Paavo Helde <
myfir...@osa.pri.ee> writes:
> On 18.09.2019 18:47, Tim Rentsch wrote:
>
>> Paavo Helde <
myfir...@osa.pri.ee> writes:
>>
>>> In standard C++ one cannot legally construct a "null reference", so
>>> the standard cannot mandate any behavior regarding them. [...]
>>
>> Sure it could. The Standard doesn't say that they can't exist,
>> and even if they couldn't exist the Standard could still specify
>> a behavior for how they must be treated. And it might even be
>> useful to give such a specification, for implementations that
>> choose to provide null references by means of an extension.
>
> By that logic the C++ standard could also prescribe how the SQL
> language or the invisible unicorn in my garage must behave, in the
> case someone happens to incorporate them into their C++
> implementation.
These analogies are pretty much meaningless, because the terms
are not in the universe of discourse for the C++ language.
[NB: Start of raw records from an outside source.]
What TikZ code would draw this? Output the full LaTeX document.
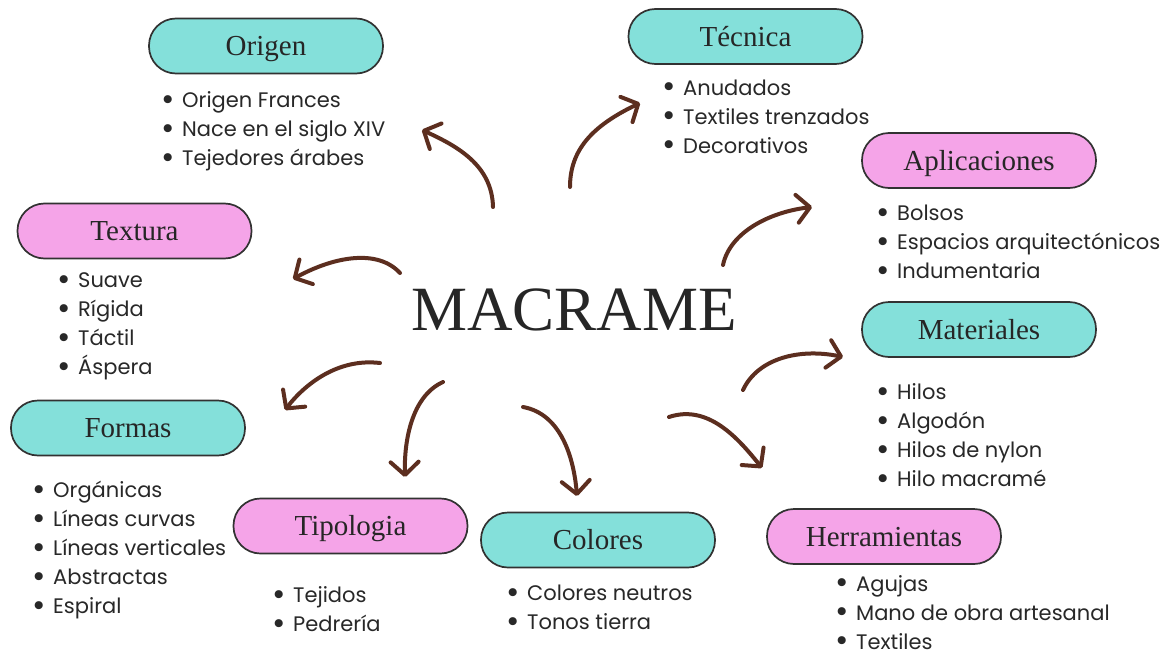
\documentclass[tikz,border=0pt]{standalone}
\usepackage{fontspec}
\usepackage{graphicx}
\setmainfont{Liberation Serif}
\newfontfamily\popfont{Poppins}
\usetikzlibrary{arrows.meta}
\definecolor{tealbox}{RGB}{132,224,218}
\definecolor{pinkbox}{RGB}{245,164,232}
\definecolor{arrowbrown}{RGB}{92,46,31}
\definecolor{txtc}{RGB}{38,38,38}
\definecolor{itemc}{RGB}{40,40,40}
\definecolor{borderc}{RGB}{50,50,50}
\newcommand\mybullet{\makebox[20pt][l]{\hspace{-1pt}\smash{\raisebox{-2.6pt}{\scalebox{1.55}{•}}}}}
\newcommand\mylist[4]{%
  \foreach \t [count=\i] in {#4} {
    \node[itemnode, name=#1\i] at (#2-20, #3+29*\i-29) {\mybullet\t};
  }}
\begin{document}
\begin{tikzpicture}[x=1pt,y=-1pt,
  headbox/.style={draw=borderc, line width=1.7pt, rounded corners=27pt,
    minimum width=234pt, minimum height=55pt, inner sep=0pt,
    font=\fontsize{29}{29}\selectfont, text=txtc, text height=19.5pt, text depth=0pt},
  tealhead/.style={headbox, fill=tealbox},
  pinkhead/.style={headbox, fill=pinkbox},
  itemnode/.style={anchor=base west, inner sep=0pt, text=itemc,
    font=\popfont\fontsize{21}{29}\selectfont},
  curvearrow/.style={draw=arrowbrown, line width=4pt, line cap=round,
    -{Straight Barb[length=13pt,width=28pt,round]}}
  ]
\useasboundingbox[fill=white] (0,0) rectangle (1173,653);

% central title
\node[anchor=base, inner sep=0pt, text=txtc, font=\fontsize{63}{63}\selectfont] (title) at (574,330) {MACRAME};

% heading boxes
\node[tealhead] (origen) at (266,46) {Origen};
\node[tealhead] (tecnica) at (745.5,36.5) {Técnica};
\node[pinkhead] (aplic) at (979,160.5) {Aplicaciones};
\node[pinkhead] (textura) at (134.5,231) {Textura};
\node[tealhead] (materiales) at (979,329.5) {Materiales};
\node[tealhead] (formas) at (128,428) {Formas};
\node[pinkhead] (tipologia) at (350.5,526) {Tipologia};
\node[tealhead] (colores) at (598,540) {Colores};
\node[pinkhead] (herram) at (884,536.5) {Herramientas};

% bullet lists
\mylist{orI}{182}{107.5}{Origen Frances,Nace en el siglo XIV,Tejedores árabes}
\mylist{teI}{683}{95}{Anudados,Textiles trenzados,Decorativos}
\mylist{apI}{897}{220.5}{Bolsos,Espacios arquitectónicos,Indumentaria}
\mylist{txI}{78}{287.5}{Suave,Rígida,Táctil,Áspera}
\mylist{maI}{897}{399.5}{Hilos,Algodón,Hilos de nylon,Hilo macramé}
\mylist{foI}{53}{497.5}{Orgánicas,Líneas curvas,Líneas verticales,Abstractas,Espiral}
\mylist{tiI}{293}{602.5}{Tejidos,Pedrería}
\mylist{coI}{527}{600.5}{Colores neutros,Tonos tierra}
\mylist{heI}{856}{591}{Agujas,Mano de obra artesanal,Textiles}

% arrow end points
\coordinate (oS) at (493,207);  \coordinate (oE) at (422,130);
\coordinate (tS) at (570,187);  \coordinate (tE) at (640,103);
\coordinate (aS) at (723,265);  \coordinate (aE) at (812,207);
\coordinate (xS) at (400,273);  \coordinate (xE) at (293,279);
\coordinate (fS) at (380,363);  \coordinate (fE) at (285,410);
\coordinate (pS) at (443,382);  \coordinate (pE) at (405,477);
\coordinate (cS) at (523,407);  \coordinate (cE) at (577,496);
\coordinate (hS) at (669,417);  \coordinate (hE) at (762,468);
\coordinate (mS) at (743,390);  \coordinate (mE) at (843,357);

% arrows
\draw[curvearrow] (oS) .. controls (492,165) and (457,146) .. (oE);
\draw[curvearrow] (tS) .. controls (570,150) and (592,126) .. (tE);
\draw[curvearrow] (aS) .. controls (730,232) and (770,212) .. (aE);
\draw[curvearrow] (xS) .. controls (378,249) and (335,256) .. (xE);
\draw[curvearrow] (fS) .. controls (338,358) and (305,384) .. (fE);
\draw[curvearrow] (pS) .. controls (412,396) and (404,440) .. (pE);
\draw[curvearrow] (cS) .. controls (562,414) and (574,460) .. (cE);
\draw[curvearrow] (hS) .. controls (708,404) and (738,438) .. (hE);
\draw[curvearrow] (mS) .. controls (758,358) and (800,348) .. (mE);
\end{tikzpicture}
\end{document}
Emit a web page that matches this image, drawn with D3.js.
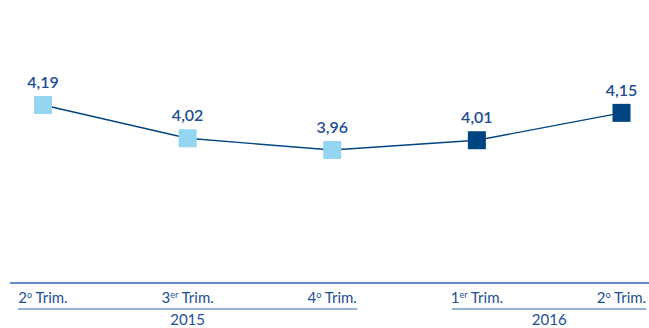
<!DOCTYPE html>
<html>
<head>
<meta charset="utf-8">
<script src="https://cdn.jsdelivr.net/npm/d3@7"></script>
<style>
  body { margin: 0; background: #fff; }
  text { font-family: Lato, "Open Sans", sans-serif; fill: #1c4f94; }
</style>
</head>
<body>
<div id="chart"></div>
<script>
// data
const quarters = ["2º Trim.", "3er Trim.", "4º Trim.", "1er Trim.", "2º Trim."];
const years = ["2015", "2015", "2015", "2016", "2016"];
const values = [4.19, 4.02, 3.96, 4.01, 4.15];
const yearGroups = [
    {year: "2015", from: 0, to: 2},
    {year: "2016", from: 3, to: 4}
];

const width = 649, height = 328;
const navy = "#004481", light = "#94d6f1";

let svg = d3.select("#chart").append("svg")
    .attr("width", width)
    .attr("height", height);

let x = d3.scalePoint()
    .domain(d3.range(values.length))
    .range([43, 621.5]);

let y = d3.scaleLinear()
    .domain([3.5, 4.5])
    .range([240, 44.4]);

let fmt = v => d3.format(".2f")(v).replace(".", ",");

// top axis rule
svg.append("line")
    .attr("x1", 10).attr("x2", width)
    .attr("y1", 283).attr("y2", 283)
    .attr("stroke", "#2a66ad").attr("stroke-width", 1.5);

// line
svg.append("path")
    .datum(values)
    .attr("fill", "none")
    .attr("stroke", navy)
    .attr("stroke-width", 1.4)
    .attr("d", d3.line().x((d, i) => x(i)).y(d => y(d)));

// markers
let s = 18;
svg.selectAll("rect.mark")
    .data(values)
    .enter().append("rect")
    .attr("class", "mark")
    .attr("x", (d, i) => x(i) - s / 2)
    .attr("y", d => y(d) - s / 2)
    .attr("width", s).attr("height", s)
    .attr("fill", (d, i) => years[i] === "2016" ? navy : light);

// value labels
svg.selectAll("text.val")
    .data(values)
    .enter().append("text")
    .attr("class", "val")
    .attr("x", (d, i) => x(i))
    .attr("y", d => y(d) - 17)
    .attr("text-anchor", "middle")
    .style("font-size", "16px")
    .style("font-weight", 600)
    .text(d => fmt(d));

// quarter labels with superscripts
svg.selectAll("text.q")
    .data(quarters)
    .enter().append("text")
    .attr("class", "q")
    .attr("x", (d, i) => x(i))
    .attr("y", 303)
    .attr("text-anchor", "middle")
    .style("font-size", "15px")
    .each(function(d) {
        let t = d3.select(this);
        let m = d.match(/^(\d)(º|er)(.*)$/);
        t.append("tspan").text(m[1]);
        t.append("tspan").attr("dy", -5).style("font-size", "9px").text(m[2] === "º" ? "o" : m[2]);
        t.append("tspan").attr("dy", 5).text(m[3]);
    });

// year group underline + labels
yearGroups.forEach(g => {
    let x0 = x(g.from) - 25, x1 = x(g.to) + 25;
    svg.append("line")
        .attr("x1", x0).attr("x2", x1)
        .attr("y1", 309).attr("y2", 309)
        .attr("stroke", "#2a66ad").attr("stroke-width", 1);
    svg.append("text")
        .attr("x", g.year === "2015" ? x(1) : (x(3) + x(4)) / 2)
        .attr("y", 325)
        .attr("text-anchor", "middle")
        .style("font-size", "15px")
        .text(g.year);
});
</script>
</body>
</html>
The
term "reference" is in the C++ universe of discourse, and every
C++ programmer understands what "null reference" means, in that
context, by analogy with "null pointer". In fact the term "null
reference" appears in the C++ standard, as you point out.
> More to the point, the standard contains the following verbiage:
> "A reference shall be initialized to refer to a valid object or
> function. [ Note: in particular, a null reference cannot exist in a
> well-defined program, because the only way to create such a reference
> would be to bind it to the ?object? obtained by indirection through a
> null pointer, which causes undefined behavior. ]"
Saying "a null reference cannot exist in a well-defined program"
is a circular statement; it has no information content, because
of what is meant by well-defined. Also, just because a construct
has undefined behavior doesn't mean the result can't exist.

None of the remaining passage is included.